Drugs are the cash crop of organized crime. Drugs fuel hate, which is the link to these white nationalist movements. These groups exist on hate. They define themselves by hate and are the antithesis of everything America is and has always been.

The drug distribution network is among the least violent of the crime industries. Violence is bad for business. And these guys are businessmen. The Hells Angels out of Canada are among the biggest drug dealers in the world, pushing drugs across our northern border. They also own an office building in Chicago. Some of them go to work in suits. They’ve civilized the drug distribution business.

In Strong to the Bone, Arman Fisker, the white nationalist biker villain, abhors violence only because it will bring attention to his nefarious activities.  He’s a despicable human being who was willing to do something unimaginable to his own son; and of course, he seeks out Caitlin to exact revenge for something she did.

How did you develop your interest in the Texas Rangers?

Three reasons:

First, I wanted to write about a female action hero. It’s very difficult to find one.  Lisbeth Salander is one, but there are very few of them.

Second, a female action hero can’t be a Navy SEAL or a member of the Delta Force.

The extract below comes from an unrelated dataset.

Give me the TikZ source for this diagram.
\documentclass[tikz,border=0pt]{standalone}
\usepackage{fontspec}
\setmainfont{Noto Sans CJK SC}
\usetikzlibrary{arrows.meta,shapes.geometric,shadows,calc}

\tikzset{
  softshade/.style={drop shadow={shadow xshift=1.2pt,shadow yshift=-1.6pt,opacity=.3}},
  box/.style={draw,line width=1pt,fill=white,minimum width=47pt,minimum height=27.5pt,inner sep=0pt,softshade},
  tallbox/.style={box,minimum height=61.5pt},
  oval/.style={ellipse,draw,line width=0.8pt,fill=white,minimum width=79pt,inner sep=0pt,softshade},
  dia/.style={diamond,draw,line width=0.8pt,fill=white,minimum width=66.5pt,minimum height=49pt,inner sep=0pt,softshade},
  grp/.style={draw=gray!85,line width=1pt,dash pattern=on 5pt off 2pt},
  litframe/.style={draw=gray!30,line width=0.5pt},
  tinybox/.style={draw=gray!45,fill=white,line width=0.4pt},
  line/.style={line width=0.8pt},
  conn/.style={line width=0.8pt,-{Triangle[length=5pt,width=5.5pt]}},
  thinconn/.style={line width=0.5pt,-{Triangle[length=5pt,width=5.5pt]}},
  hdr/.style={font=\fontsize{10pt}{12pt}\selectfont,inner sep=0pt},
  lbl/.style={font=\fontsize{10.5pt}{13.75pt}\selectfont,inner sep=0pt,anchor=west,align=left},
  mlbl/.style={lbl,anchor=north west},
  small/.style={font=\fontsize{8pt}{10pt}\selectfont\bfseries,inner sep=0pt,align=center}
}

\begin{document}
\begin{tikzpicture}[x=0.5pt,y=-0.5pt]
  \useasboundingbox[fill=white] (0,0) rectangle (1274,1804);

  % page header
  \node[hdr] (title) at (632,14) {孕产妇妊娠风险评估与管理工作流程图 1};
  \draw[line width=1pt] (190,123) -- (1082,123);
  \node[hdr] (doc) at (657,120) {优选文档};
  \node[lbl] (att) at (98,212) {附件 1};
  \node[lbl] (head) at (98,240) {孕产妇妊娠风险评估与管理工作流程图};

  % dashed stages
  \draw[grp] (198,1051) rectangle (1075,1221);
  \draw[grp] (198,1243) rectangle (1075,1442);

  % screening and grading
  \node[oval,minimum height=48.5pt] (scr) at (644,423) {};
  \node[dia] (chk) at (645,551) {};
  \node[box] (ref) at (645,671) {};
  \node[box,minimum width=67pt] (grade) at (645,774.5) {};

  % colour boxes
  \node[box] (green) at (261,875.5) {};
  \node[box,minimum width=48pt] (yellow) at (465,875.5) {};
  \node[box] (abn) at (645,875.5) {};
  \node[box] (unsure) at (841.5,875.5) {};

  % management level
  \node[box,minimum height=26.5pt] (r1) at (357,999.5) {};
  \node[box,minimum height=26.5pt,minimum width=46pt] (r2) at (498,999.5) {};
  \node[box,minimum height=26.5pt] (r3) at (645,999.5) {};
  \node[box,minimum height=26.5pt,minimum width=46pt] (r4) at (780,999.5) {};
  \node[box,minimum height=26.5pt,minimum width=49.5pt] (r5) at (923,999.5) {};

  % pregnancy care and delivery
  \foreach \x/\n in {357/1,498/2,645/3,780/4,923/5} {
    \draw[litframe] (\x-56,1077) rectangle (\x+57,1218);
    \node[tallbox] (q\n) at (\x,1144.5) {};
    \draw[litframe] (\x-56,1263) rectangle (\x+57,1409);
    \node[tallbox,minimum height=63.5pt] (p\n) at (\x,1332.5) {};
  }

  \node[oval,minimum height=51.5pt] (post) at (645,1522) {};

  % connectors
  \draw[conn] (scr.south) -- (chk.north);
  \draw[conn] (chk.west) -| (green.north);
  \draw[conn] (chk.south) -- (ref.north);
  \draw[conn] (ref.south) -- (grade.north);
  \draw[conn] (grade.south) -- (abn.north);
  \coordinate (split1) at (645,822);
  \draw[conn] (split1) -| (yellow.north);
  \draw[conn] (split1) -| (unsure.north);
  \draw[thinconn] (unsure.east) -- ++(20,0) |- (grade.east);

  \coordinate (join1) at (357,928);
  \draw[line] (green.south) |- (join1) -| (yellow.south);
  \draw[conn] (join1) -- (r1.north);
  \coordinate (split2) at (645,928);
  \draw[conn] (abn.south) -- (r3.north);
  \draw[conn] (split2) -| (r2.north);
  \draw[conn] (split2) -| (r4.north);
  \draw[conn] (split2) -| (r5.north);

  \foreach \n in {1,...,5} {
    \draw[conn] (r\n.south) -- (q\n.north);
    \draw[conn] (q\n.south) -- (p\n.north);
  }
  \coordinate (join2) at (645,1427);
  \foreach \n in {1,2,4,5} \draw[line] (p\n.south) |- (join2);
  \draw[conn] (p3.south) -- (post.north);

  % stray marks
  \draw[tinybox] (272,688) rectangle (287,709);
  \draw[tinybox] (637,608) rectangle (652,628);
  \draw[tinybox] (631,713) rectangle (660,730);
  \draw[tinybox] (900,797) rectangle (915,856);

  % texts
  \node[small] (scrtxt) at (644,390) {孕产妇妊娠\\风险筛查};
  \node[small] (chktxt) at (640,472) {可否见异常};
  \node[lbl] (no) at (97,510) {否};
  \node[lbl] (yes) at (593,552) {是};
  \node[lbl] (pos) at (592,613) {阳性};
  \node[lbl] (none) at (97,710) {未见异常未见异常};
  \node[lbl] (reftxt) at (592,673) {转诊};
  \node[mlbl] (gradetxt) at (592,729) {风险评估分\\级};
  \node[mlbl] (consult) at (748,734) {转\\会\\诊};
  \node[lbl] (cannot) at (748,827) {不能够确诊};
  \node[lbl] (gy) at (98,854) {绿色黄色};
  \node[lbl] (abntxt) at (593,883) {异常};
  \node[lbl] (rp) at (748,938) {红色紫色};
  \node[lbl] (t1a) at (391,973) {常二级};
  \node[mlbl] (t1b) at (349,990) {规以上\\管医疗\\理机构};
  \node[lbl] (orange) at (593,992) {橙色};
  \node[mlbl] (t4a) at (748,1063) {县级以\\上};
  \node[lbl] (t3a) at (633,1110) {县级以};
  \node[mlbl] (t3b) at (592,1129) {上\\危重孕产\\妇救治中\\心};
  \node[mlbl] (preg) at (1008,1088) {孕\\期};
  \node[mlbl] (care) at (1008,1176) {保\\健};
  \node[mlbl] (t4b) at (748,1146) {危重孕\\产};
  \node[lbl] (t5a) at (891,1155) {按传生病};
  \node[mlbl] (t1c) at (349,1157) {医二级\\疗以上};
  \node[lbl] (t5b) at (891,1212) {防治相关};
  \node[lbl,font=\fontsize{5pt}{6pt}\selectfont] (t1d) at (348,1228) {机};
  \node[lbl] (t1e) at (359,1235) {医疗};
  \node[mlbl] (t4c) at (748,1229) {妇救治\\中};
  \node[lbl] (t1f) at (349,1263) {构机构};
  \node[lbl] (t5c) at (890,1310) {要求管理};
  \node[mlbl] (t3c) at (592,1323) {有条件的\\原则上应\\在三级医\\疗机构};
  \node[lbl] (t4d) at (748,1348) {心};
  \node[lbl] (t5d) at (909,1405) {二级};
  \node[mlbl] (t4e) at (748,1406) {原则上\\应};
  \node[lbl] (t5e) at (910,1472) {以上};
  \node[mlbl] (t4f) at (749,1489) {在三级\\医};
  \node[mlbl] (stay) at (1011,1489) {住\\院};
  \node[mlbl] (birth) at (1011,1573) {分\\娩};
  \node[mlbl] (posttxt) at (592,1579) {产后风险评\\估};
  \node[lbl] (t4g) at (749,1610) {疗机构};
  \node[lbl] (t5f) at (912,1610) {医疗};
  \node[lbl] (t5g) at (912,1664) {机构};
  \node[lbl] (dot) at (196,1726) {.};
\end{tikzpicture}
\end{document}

Women don’t serve in forward operating situations. So, she’s a Texas Ranger, and is defined by the mythos of the Texas Rangers and by the gun she carries.

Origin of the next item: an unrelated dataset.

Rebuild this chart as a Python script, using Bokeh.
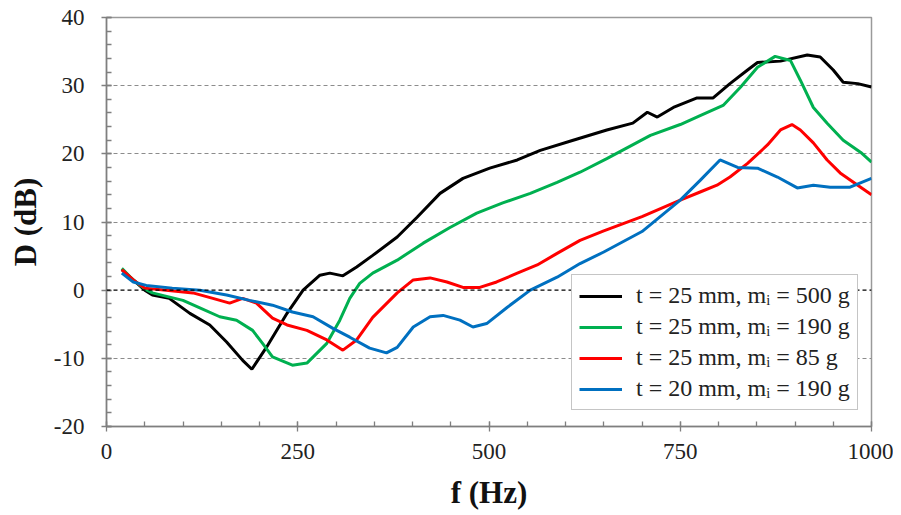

Also, I’ve always been a fan of westerns. Sci-Fi and westerns are the creative roots of the modern-day thriller. They grew out of quest stories, which is what thrillers really are. At their heart, all great thrillers are basically westerns. They involve a hero with a dark past he cannot shake off. At their core, thrillers involve heroes discovering their true natures.

If you could meet any two fictional characters in real life, who would they be?

I must give you a few more than two. I’d really like to meet Jack Reacher. I’d like to meet Danny Torrance from The Shining. I’d also like to meet Huckleberry Finn because he’s such a dynamic character. I’d love to meet Lisbeth Salander; she’s so odd, that in person she’d be incredibly sexy and also quite scary. I’d also like to meet John Rambo, though I don’t think he’d be much of a conversationalist. [Laughter]. And here’s another one…I’d love to meet Hannibal Lector, but I wouldn’t turn my back on him. And I certainly wouldn’t lie down on his couch. [More laughter].

Will you complete this sentence: Writing novels has taught me_____________.

Writing novels has taught me humility. I appreciate and love the process of writing, but the fact that it’s so hard to reach the level to which I aspire, is a humbling experience and it makes me a better person. I think the only way to get to where I would like to be is to stay passionate, and humility keeps me passionate. It makes me hold on to the right perspective.

What’s coming next from Jon Land?

Strong as Steel will be the next Caitlin Strong novel. It’s more of a James Rollins-type thriller involving speculative fiction and some science.

And, a new development has come about for me: I’ll be taking over writing the Murder She Wrote series of novels, written by Donald Bain, who died recently.

Congratulations on penning “Strong to the Bone,” a high-octane tale that blasts out of the gate, never lets up, and is the ninth book in a series Nelson DeMille called, “One of the best female thriller series written today.”